BY Nicolette Smit
Asset-for-share transactions: a new potential pitfall
The corporate reorganisation rules contained in section 42–47 of the Income Tax Act, 1962 (“Act”) provide taxpayers, in broad terms, with a mechanism to defer the tax implications that would otherwise result from certain restructure transactions, for example, where a group of companies seeks to reorganise its operations to achieve commercial objectives or benefits.
Section 42 of the Act, in particular, is a useful provision where a natural person seeks to transfer business assets to a company and where a group of companies seeks to restructure or move assets to different companies or reporting lines within the group.
Section 42 applies to “asset-for-share transactions”, which is any transaction in terms of which a person (“Transferor”) disposes of an asset, the market value of which is equal to or exceeds, in the case of an asset held as a capital asset, the base cost of that asset on the date of that disposal, to a company which is a resident (“Transferee”), in exchange for the issue of an equity share in that company (“exchange shares”) and that person at the close of the day on which that asset is disposed of, holds a “qualifying interest” in that company.
A “qualifying interest” includes a 10% equity shareholding in a company or an equity share held in a company where the Transferor and Transferee form part of the same group of companies.
There are further requirements in relation to the intention with which the Transferee acquires the relevant assets vis-a-vis the intention of the Transferor which must also be met.
If all the requirements are met, in relation to capital assets, the Transferor is deemed to have disposed of the assets at their base cost and the Transferee is deemed to have acquired the assets at that same base cost, ie, the Transferee steps into the shoes of the Transferor. The same principles apply in relation to assets held as trading stock and in addition, no recoupments arise for the Transferor in respect of deductions and allowances previously claimed.
In relation to the exchange shares, the Transferor obtains a deemed base cost in the exchange shares equal to the base cost of the assets transferred (assuming the exchange shares are acquired and held as capital assets).
The section 42 relief is often used in the context of the transfer of a business to a company and often the debts attached to the business are assumed by the Transferee. Section 42(8) then becomes relevant and applies where an asset which is transferred in terms of an asset-for-share transaction secures a debt and such debt is assumed by the Transferee. If the debt falls into certain categories, broadly speaking, the amount of such debt must be added to the proceeds when the exchange shares are disposed of by the Transferor.
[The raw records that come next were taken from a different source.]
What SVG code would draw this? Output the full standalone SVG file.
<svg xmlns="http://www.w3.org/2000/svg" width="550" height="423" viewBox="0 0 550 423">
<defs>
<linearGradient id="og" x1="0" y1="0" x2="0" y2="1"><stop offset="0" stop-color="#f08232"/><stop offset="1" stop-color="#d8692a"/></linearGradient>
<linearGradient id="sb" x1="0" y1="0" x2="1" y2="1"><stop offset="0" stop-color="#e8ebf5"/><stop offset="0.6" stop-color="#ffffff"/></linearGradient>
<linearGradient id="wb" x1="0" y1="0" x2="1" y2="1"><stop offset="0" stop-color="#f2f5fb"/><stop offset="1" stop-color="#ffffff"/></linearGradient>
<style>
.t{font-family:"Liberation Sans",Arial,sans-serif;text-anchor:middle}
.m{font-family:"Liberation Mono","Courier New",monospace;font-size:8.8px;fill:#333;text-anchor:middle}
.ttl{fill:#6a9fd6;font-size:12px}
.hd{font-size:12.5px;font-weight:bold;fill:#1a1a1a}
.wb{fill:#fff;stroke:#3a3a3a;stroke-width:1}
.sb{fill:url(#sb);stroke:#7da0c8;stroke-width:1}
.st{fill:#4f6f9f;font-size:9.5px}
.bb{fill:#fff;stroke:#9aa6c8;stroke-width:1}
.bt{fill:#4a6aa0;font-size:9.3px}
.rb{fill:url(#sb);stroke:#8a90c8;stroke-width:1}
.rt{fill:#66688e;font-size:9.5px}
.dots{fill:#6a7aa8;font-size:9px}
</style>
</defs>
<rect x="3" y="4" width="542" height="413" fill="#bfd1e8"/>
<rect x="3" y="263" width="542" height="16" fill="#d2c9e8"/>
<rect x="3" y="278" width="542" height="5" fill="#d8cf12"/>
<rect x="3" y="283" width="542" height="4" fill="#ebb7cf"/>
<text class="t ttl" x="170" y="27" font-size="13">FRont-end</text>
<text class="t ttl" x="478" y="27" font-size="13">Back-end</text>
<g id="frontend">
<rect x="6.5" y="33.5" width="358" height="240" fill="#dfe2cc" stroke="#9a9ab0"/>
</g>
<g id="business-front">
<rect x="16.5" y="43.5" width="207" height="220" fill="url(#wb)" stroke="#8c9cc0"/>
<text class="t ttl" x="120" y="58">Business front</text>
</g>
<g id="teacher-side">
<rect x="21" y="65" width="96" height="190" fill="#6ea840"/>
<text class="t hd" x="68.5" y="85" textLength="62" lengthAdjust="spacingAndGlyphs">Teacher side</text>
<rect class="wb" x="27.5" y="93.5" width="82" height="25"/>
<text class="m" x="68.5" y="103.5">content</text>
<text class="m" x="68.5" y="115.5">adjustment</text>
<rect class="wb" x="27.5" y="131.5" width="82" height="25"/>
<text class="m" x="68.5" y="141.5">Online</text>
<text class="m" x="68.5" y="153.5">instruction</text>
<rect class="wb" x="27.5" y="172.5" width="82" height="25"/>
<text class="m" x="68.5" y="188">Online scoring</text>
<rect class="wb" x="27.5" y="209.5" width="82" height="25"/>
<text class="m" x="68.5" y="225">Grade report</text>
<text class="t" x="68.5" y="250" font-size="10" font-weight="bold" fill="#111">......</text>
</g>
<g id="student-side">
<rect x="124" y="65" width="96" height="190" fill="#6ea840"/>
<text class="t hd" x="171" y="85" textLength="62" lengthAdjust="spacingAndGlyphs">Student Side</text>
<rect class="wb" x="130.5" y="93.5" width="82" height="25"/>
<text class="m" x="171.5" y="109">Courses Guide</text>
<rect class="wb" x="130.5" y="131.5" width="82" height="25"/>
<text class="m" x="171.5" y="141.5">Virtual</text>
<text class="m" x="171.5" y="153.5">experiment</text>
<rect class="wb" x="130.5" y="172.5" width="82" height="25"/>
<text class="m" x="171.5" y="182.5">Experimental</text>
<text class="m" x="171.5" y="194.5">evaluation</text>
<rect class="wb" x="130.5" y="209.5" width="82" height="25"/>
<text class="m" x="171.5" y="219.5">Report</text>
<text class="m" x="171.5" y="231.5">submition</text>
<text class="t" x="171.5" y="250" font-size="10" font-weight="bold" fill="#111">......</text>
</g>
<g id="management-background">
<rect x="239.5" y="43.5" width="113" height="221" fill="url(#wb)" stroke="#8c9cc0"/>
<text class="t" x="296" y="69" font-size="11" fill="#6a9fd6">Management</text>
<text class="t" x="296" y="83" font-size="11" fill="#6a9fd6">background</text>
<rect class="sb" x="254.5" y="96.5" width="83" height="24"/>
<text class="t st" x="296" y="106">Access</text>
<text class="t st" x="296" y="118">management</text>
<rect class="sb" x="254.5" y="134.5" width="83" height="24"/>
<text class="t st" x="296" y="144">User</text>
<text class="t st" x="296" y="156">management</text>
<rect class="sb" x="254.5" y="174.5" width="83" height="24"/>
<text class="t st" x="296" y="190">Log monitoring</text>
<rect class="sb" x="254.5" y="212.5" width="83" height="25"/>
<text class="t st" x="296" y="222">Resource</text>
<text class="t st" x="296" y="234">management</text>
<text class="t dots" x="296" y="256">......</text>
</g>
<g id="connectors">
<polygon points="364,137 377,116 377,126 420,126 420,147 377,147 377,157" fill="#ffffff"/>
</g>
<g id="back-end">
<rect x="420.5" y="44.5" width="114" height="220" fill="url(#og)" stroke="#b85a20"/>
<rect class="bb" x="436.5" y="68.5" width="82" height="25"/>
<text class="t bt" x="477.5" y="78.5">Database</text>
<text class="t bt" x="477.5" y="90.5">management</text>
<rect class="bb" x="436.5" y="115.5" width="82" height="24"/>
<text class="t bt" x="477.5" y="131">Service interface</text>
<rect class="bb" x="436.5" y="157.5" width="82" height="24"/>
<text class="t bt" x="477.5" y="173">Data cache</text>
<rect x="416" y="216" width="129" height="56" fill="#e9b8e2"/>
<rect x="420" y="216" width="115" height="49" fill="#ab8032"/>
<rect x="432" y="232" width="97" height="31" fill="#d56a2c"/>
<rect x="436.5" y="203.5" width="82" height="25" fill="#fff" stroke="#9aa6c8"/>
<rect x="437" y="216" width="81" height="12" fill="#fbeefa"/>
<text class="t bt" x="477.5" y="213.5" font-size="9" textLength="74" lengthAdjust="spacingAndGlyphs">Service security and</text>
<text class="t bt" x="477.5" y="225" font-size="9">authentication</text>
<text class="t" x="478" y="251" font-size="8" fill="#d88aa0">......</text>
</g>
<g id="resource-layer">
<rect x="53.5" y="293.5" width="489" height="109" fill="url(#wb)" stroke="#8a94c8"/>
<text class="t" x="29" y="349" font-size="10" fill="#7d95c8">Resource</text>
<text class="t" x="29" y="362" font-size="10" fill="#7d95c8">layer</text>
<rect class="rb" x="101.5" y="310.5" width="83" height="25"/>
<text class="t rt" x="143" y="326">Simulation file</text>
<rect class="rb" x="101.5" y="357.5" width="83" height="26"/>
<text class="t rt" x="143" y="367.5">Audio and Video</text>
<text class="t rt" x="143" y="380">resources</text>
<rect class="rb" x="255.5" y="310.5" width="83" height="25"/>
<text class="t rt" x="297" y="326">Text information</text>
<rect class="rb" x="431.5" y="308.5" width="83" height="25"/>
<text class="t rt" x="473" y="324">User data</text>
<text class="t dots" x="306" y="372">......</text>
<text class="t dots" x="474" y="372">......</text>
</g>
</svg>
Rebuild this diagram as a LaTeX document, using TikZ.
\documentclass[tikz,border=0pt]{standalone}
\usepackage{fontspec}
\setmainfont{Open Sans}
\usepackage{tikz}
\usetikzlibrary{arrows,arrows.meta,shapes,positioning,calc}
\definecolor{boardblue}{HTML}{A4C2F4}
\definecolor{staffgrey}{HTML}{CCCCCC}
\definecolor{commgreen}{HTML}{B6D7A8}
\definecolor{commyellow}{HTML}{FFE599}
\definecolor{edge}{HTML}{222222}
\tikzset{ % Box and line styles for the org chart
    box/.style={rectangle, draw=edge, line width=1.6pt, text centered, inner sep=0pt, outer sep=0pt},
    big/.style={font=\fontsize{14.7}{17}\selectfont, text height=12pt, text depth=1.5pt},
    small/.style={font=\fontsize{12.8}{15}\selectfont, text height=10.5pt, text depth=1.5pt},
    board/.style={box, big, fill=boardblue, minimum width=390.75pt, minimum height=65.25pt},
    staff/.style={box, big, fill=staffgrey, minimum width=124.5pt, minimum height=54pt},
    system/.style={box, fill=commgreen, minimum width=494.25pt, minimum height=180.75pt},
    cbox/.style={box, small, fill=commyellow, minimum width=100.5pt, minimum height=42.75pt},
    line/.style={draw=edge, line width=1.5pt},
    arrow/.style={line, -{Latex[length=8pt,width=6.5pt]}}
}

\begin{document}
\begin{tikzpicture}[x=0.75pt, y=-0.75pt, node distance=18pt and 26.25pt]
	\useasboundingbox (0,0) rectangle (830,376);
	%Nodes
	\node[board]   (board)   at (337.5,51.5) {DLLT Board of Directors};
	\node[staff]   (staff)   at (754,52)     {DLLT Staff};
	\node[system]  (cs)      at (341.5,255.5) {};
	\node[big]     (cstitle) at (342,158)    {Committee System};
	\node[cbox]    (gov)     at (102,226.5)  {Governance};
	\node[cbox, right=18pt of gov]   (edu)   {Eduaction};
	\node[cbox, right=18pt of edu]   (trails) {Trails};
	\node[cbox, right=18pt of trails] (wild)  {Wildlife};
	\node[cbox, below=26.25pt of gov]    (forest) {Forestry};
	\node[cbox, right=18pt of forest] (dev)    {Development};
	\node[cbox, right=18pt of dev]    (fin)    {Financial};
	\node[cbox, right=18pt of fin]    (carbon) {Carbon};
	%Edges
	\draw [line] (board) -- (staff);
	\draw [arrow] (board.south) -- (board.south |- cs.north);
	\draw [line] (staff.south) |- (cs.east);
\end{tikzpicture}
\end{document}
In broad terms, section 42(8) applies to the following categories of debt (“qualifying debts”):
- A debt (or an equivalent amount of debt) which secures any asset transferred where the debt was incurred by that person -
- more than 18 months before that disposal; or
- within a period of 18 months before that disposal—
(aa) and that debt was incurred at the same time as that asset was acquired by that person; or
(bb) to the extent that debt constitutes the refinancing of any debt in respect of that asset incurred as contemplated in (i) or (aa) above; and
- where any business undertaking as a going concern is disposed of and that disposal includes any amount of debt that is attributable to, and arose in the normal course of that business undertaking.
Therefore, if the Transferee company assumes any Qualifying Debts, the face value of such debts will be deemed to be proceeds for the Transferor in the event of a disposal of the Exchange Shares.
The corporate reorganisation rules are often used in combination to achieve a restructure. For example, a Transferor may, subsequent to an asset-for share transaction, dispose of all the exchange shares in terms of a transaction which also qualifies for relief in terms of the corporate reorganisation rules. In this scenario, since the Transferor (now the transferee) is deemed to have disposed of the exchange shares at its (inherited) base cost and since this base cost is rolled over to the purchaser of the exchange shares under the subsequent reorganisation transaction, section 42(8) has no impact, ie, no “additional proceeds” will be realised by the Transferor on disposal of the exchange shares.
However, as part of the tax proposals pursuant to the Budget Speech delivered on 24 February 2021, the following was stated:
“The asset‐for-share transaction rules contain an anti‐avoidance measure aimed at preventing a permanent loss to the fiscus (instead of a tax deferral) when a person disposes of an asset that was acquired using debt and the debt is assumed by the company acquiring that asset……
However, the rules that trigger additional consideration on disposal are undermined when the shares are subsequently transferred in terms of corporate reorganisation transactions because the applicable corporate reorganisation rules will enforce the rolled‐over base cost of the previous asset‐for‐share transaction…..”
It was thus proposed that the additional consideration in terms of section 42(8) should be taken into account in relation to all transactions which qualify for relief in terms of any of the corporate reorganisation rules until the shares are disposed of in a transaction that falls outside these rules. Therefore, it seems that the additional proceeds resulting from section 42(8) would “follow” the exchange shares and ultimately be added to the proceeds of the holder of such shares that disposes of these shares outside the corporate reorganisation rules.
It remains to be seen how the legislation will be amended to achieve this objective and what the effective date of such changes will be (and in particular whether they would have retrospective effect), but it is important to bear this possible change in mind when implementing asset-for-share transactions.